TI and Casio calcs use formula in usual form:
f′(x) = (f(x + h) – f(x –h))/(2*h)
Sharp uses a slightly modified formula (it seems there is substituion h=h/2)
f′(x) = (f(x + h/2) – f(x –h/2))/h
Is there some differences in terms of calculation speed, accuracy...?


RE: Central difference formula comparison- Sharp vs. TI nad Casio - robve - 11-23-2022 05:50 PM

(11-23-2022 02:52 PM)klesl Wrote:  Is there some differences in terms of calculation speed, accuracy...?

Short answer: no

The right answer is a long story...

It depends on h, x and the function. But it's all pretty bad, except for textbook cases when the function is nice and smooth. The function may have singularities at \(x \pm h\) or is not defined at the points or not behave well at all. All bets are off with this simple formula.

h is sometimes picked for stability \( h=|x|\sqrt[3]{\varepsilon} \) for nonzero x and MachEps \( \varepsilon \) or \( \sqrt[3]{\varepsilon} \) for example 1e-3.

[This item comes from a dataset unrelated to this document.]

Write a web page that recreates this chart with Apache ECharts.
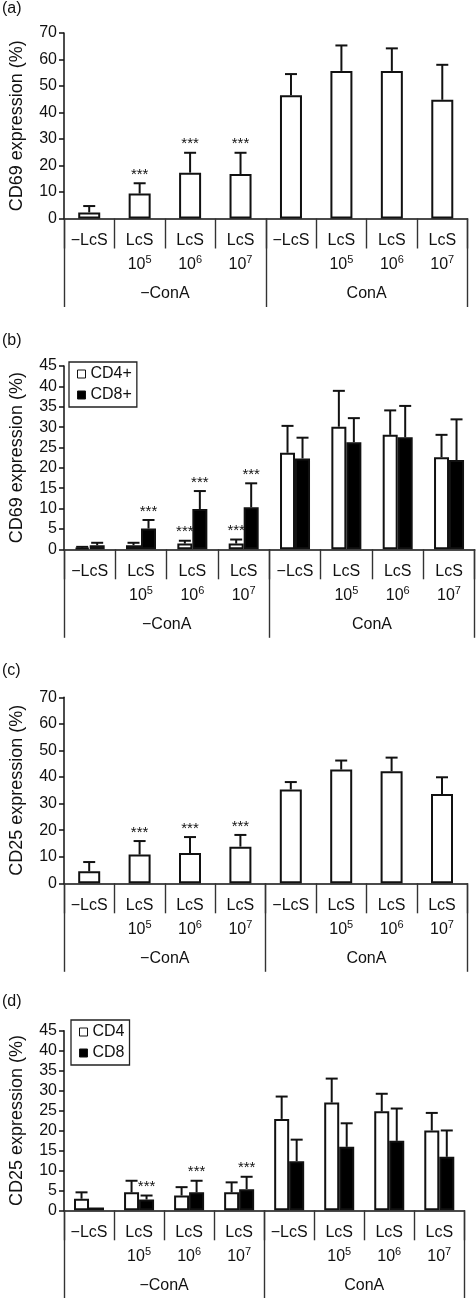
<!DOCTYPE html>
<html>
<head>
<meta charset="utf-8">
<script src="https://cdn.jsdelivr.net/npm/echarts@6/dist/echarts.min.js"></script>
<style>
html,body{margin:0;padding:0;background:#fff;}
#chart{width:476px;height:1298px;}
</style>
</head>
<body>
<div id="chart"></div>
<script>
// ---- data ----
const catTop = ['−LcS', 'LcS', 'LcS', 'LcS', '−LcS', 'LcS', 'LcS', 'LcS'];
const catExp = ['', '5', '6', '7', '', '5', '6', '7'];
const groups = ['−ConA', 'ConA'];
const panelLabels = ['(a)', '(b)', '(c)', '(d)'];
const yTitles = ['CD69 expression (%)', 'CD69 expression (%)', 'CD25 expression (%)', 'CD25 expression (%)'];
const yMax = [70, 45, 70, 45];
const yStep = [10, 5, 10, 5];

// (a) CD69 total
const aMean = [2.3, 9.4, 17.3, 16.8, 46.5, 55.7, 55.7, 44.8];
const aErr  = [2.4, 3.9, 7.5, 8.0, 8.0, 9.6, 8.5, 13.2];
const aSig  = [0, 1, 1, 1, 0, 0, 0, 0];

// (b) CD69 CD4+/CD8+
const bCD4Mean = [0.4, 1.0, 1.4, 1.4, 23.7, 30.1, 28.1, 22.6];
const bCD4Err  = [0.2, 0.6, 0.7, 1.0, 6.6, 8.8, 6.0, 5.5];
const bCD4Sig  = [0, 0, 1, 1, 0, 0, 0, 0];
const bCD8Mean = [1.0, 5.1, 9.9, 10.3, 22.3, 26.3, 27.5, 21.9];
const bCD8Err  = [0.6, 2.1, 4.4, 5.9, 5.1, 5.9, 7.7, 10.0];
const bCD8Sig  = [0, 1, 1, 1, 0, 0, 0, 0];

// (c) CD25 total
const cMean = [4.5, 10.8, 11.4, 13.8, 35.3, 42.8, 42.2, 33.6];
const cErr  = [3.5, 5.1, 6.0, 4.4, 2.8, 3.4, 5.1, 6.3];
const cSig  = [0, 1, 1, 1, 0, 0, 0, 0];

// (d) CD25 CD4/CD8
const dCD4Mean = [2.9, 4.5, 3.7, 4.5, 22.9, 27.0, 24.8, 20.0];
const dCD4Err  = [1.6, 2.9, 2.1, 2.5, 5.6, 6.0, 4.4, 4.4];
const dCD4Sig  = [0, 0, 0, 0, 0, 0, 0, 0];
const dCD8Mean = [0.7, 2.7, 4.5, 5.3, 12.3, 15.9, 17.4, 13.4];
const dCD8Err  = [0, 1.0, 2.9, 3.1, 5.4, 5.9, 8.1, 6.6];
const dCD8Sig  = [0, 1, 1, 1, 0, 0, 0, 0];

// ---- layout ----
const FONT = 'Liberation Sans, Arial, Helvetica, sans-serif';
const grids = [
  {left: 55.5, top: 33,     width: 412,   height: 185.5},
  {left: 55.7, top: 366,    width: 419,   height: 183.3},
  {left: 55.7, top: 697.3,  width: 411.5, height: 186},
  {left: 55.3, top: 1030.7, width: 409,   height: 179.6}
];
const labelTops = [10, 342, 672, 1003];

const xAxes = [], yAxes = [], series = [];
grids.forEach((g, i) => {
  xAxes.push({
    type: 'category', gridIndex: i, position: 'bottom', offset: 0,
    data: catTop.map((t, k) => t + '#' + k),
    axisLine: {lineStyle: {color: '#111', width: 1.5}},
    axisTick: {show: true, interval: 0, length: 30, lineStyle: {color: '#333', width: 1.4}},
    axisLabel: {
      interval: 0, margin: 10, color: '#111', fontFamily: FONT,
      formatter: (v, k) => '{t|' + catTop[k] + '}\n' + (catExp[k] ? '{n|10}{s|' + catExp[k] + '}' : '{n| }'),
      rich: {
        t: {fontSize: 16, lineHeight: 24, fontFamily: FONT, color: '#111'},
        n: {fontSize: 16, lineHeight: 24, fontFamily: FONT, color: '#111'},
        s: {fontSize: 11, lineHeight: 24, fontFamily: FONT, color: '#111', verticalAlign: 'top', padding: [2, 0, 0, 0]}
      }
    }
  });
  xAxes.push({
    type: 'category', gridIndex: i, position: 'bottom', offset: 0,
    data: groups,
    axisLine: {show: false},
    axisTick: {show: true, interval: 0, length: 88.5, lineStyle: {color: '#333', width: 1.4}},
    axisLabel: {interval: 0, margin: 67, fontSize: 16, fontFamily: FONT, color: '#111'}
  });
  yAxes.push({
    type: 'value', gridIndex: i, min: 0, max: yMax[i], interval: yStep[i],
    name: yTitles[i], nameLocation: 'middle', nameGap: 38, nameRotate: 90,
    nameTextStyle: {fontSize: 18, fontFamily: FONT, color: '#111'},
    axisLine: {show: true, lineStyle: {color: '#111', width: 1.5}},
    axisTick: {show: true, length: 5, lineStyle: {color: '#111', width: 1.5}},
    axisLabel: {fontSize: 16, fontFamily: FONT, color: '#111', margin: 7},
    splitLine: {show: false}
  });
});

function errSeries(gi, mean, err, sig, offset) {
  return {
    type: 'custom', xAxisIndex: gi * 2, yAxisIndex: gi, z: 5,
    data: mean.map((m, k) => [k, m, err[k], sig[k]]),
    renderItem: (params, api) => {
      const k = api.value(0), m = api.value(1), e = api.value(2), s = api.value(3);
      const base = api.coord([k, m]);
      const top = api.coord([k, m + e]);
      const x = base[0] + offset;
      const children = [];
      if (e > 0) {
        children.push({type: 'line', shape: {x1: x, y1: base[1], x2: x, y2: top[1]}, style: {stroke: '#111', lineWidth: 2}});
        children.push({type: 'line', shape: {x1: x - 6, y1: top[1], x2: x + 6, y2: top[1]}, style: {stroke: '#111', lineWidth: 2}});
      }
      if (s) {
        children.push({type: 'text', style: {text: '***', x: x, y: top[1] - 1, align: 'center', verticalAlign: 'bottom', fontSize: 15, fontFamily: FONT, fill: '#111'}});
      }
      return {type: 'group', children: children};
    }
  };
}

function barSeries(gi, name, mean, fill, width) {
  return {
    type: 'bar', name: name, xAxisIndex: gi * 2, yAxisIndex: gi,
    data: mean, barWidth: width, barGap: '0%',
    itemStyle: {color: fill, borderColor: '#111', borderWidth: 2},
    silent: true
  };
}

series.push(barSeries(0, 'total69', aMean, '#fff', 22));
series.push(errSeries(0, aMean, aErr, aSig, 0));

series.push(barSeries(1, 'CD4+', bCD4Mean, '#fff', 15));
series.push(barSeries(1, 'CD8+', bCD8Mean, '#000', 15));
series.push(errSeries(1, bCD4Mean, bCD4Err, bCD4Sig, -7.5));
series.push(errSeries(1, bCD8Mean, bCD8Err, bCD8Sig, 7.5));

series.push(barSeries(2, 'total25', cMean, '#fff', 22));
series.push(errSeries(2, cMean, cErr, cSig, 0));

series.push(barSeries(3, 'CD4', dCD4Mean, '#fff', 15));
series.push(barSeries(3, 'CD8', dCD8Mean, '#000', 15));
series.push(errSeries(3, dCD4Mean, dCD4Err, dCD4Sig, -7.5));
series.push(errSeries(3, dCD8Mean, dCD8Err, dCD8Sig, 7.5));

function legend(names, left, top) {
  return {
    data: names, orient: 'vertical', left: left, top: top, icon: 'rect',
    itemWidth: 8, itemHeight: 8, itemGap: 5, padding: [4, 5, 4, 8],
    borderColor: '#222', borderWidth: 1.3, selectedMode: false,
    itemStyle: {borderColor: '#111', borderWidth: 1},
    textStyle: {fontSize: 16, fontFamily: FONT, color: '#111', padding: [0, 0, 0, 0]}
  };
}

const chart = echarts.init(document.getElementById('chart'), null, {renderer: 'canvas'});
chart.setOption({
  animation: false,
  backgroundColor: '#fff',
  grid: grids.map(g => Object.assign({containLabel: false}, g)),
  xAxis: xAxes,
  yAxis: yAxes,
  legend: [legend(['CD4+', 'CD8+'], 69, 362), legend(['CD4', 'CD8'], 71, 1020)],
  graphic: panelLabels.map((t, i) => ({
    type: 'text', left: 2, top: labelTops[i] - 9,
    style: {text: t, fontSize: 16, fontFamily: FONT, fill: '#111'}
  })),
  series: series
});
</script>
</body>
</html>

With Richardson Extrapolation there is more assurance on the result with an error bound. See for example Numerical Recipes.

I wonder why most calculators do not use Richardson Extrapolation? Computational costs are low these days, so no excuses any longer. I could be mistaken, but I believe some Casios do run a numerical extrapolation method (kept secret?).

Some time ago I've derived a better method than Richardson, one that appears to be more numerically stable empirically.